Mr Manning’s reference to State-aid to the Hindu Temple in the Sea and the elevation of the tallest statue of a Hindu god is not on all fours with what is taking place at the Heights of Guanapo.
The Hindu Temple and statue are public knowledge, always have been. We know who the owners are and their purpose.
Let it be said that the Church of the Lighthouse of the Lord Jesus Christ should be similarly entitled to State-aid but shouldn’t we know the names of the people behind it since State land is involved?
Whether prophet or prophetess, he or she seems to have been abundantly blessed to have the service of the same Chinese contractor who, under the hand of Udecott, built the PM’s new stately house and the equally impressive National Academy of the Performing Arts. So why the righteous indignation of the PM? Does he really believe that he is being persecuted? Does he really believe that the members of the full gospel churches in this country are at risk of being put to the stake or thrown to the lions at the Emperor Valley Zoo? We do not believe that Mr Manning believe this at all. But, the Prime Minister can’t have it both ways. He is not a private citizen. He is a public figure, second only to the President even to the extent that the law was changed last week to enable him to have the Coat-of-Arms on his official car. His life is and must be an open book. He is most assuredly entitled to practise whatever religion he chooses or worship any god he believes in, or seek counsel from whom he chooses. But he cannot escape the fact that as Prime Minister he is always under the microscope of accountability no matter how many religious or moral values he espouses or how many hymns his mother played as he was growing up in San Fernando.
Instead of trying to distract public interest away from the Guanapo church by putting the spotlight on how much money the State has spent on other religious bodies, Mr Manning should have given the public another set of statistics, which judging by his statement on Friday he seems to have at his fingertips .
It would be enlightening to have the name of the owners of the church and the size of its membership that warrants such an edifice in such a remote place. The issue has nothing to do with persecution of him or the full gospel churches.

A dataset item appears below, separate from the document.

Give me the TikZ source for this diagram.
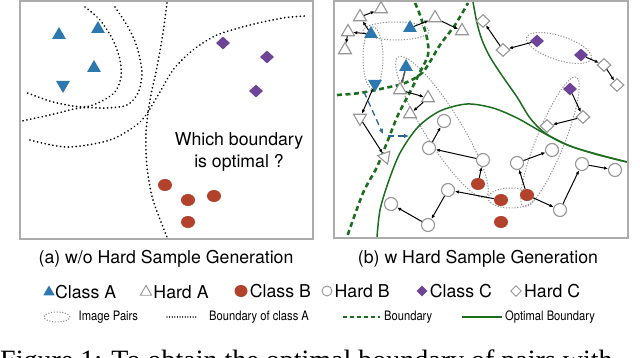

The same scrutiny would apply if the Catholics, Anglicans or Presbyterians took it upon themselves to construct a large cathedral in the Heights of Guanapo and were able to get the Chinese to build it.. Reports indicate that this is no small church building, that it is larger than the two existing cathedrals in Port-of-Spain. At the very least such construction would spark public notice and comment. The Lighthouse is equally entitled to any number of large buildings they want, but if it is going to be constructed on State lands, the people need to know about it.
So far the questions remain unanswered and although he blew his own trumpet about his spiritual and moral values on Friday, Mr Manning has only succeeded in arousing even more speculation about the whole issue.
In our view the Prime Minister doth protest too much.
For he hath sown the wind
When Leader of Opposition Business Jack Warner held up a picture of the mysterious church at Guanapo Heights, a week before, he sat down to let Mr Manning answer questions about it. Mr Manning chose not to, thus sowing the wind. The problem is not Mr Manning’s faith, but his attitude.
PM’s dust in our face
Why couldn’t the Prime Minister simply stand up in the House, say what he knew, confirming or denying allegations stated or implied, and refer the questioner to other likely sources? Avoiding direct answer, Mr Manning instead tried ridicule, characterising Mr Warner as a ‘monkey’.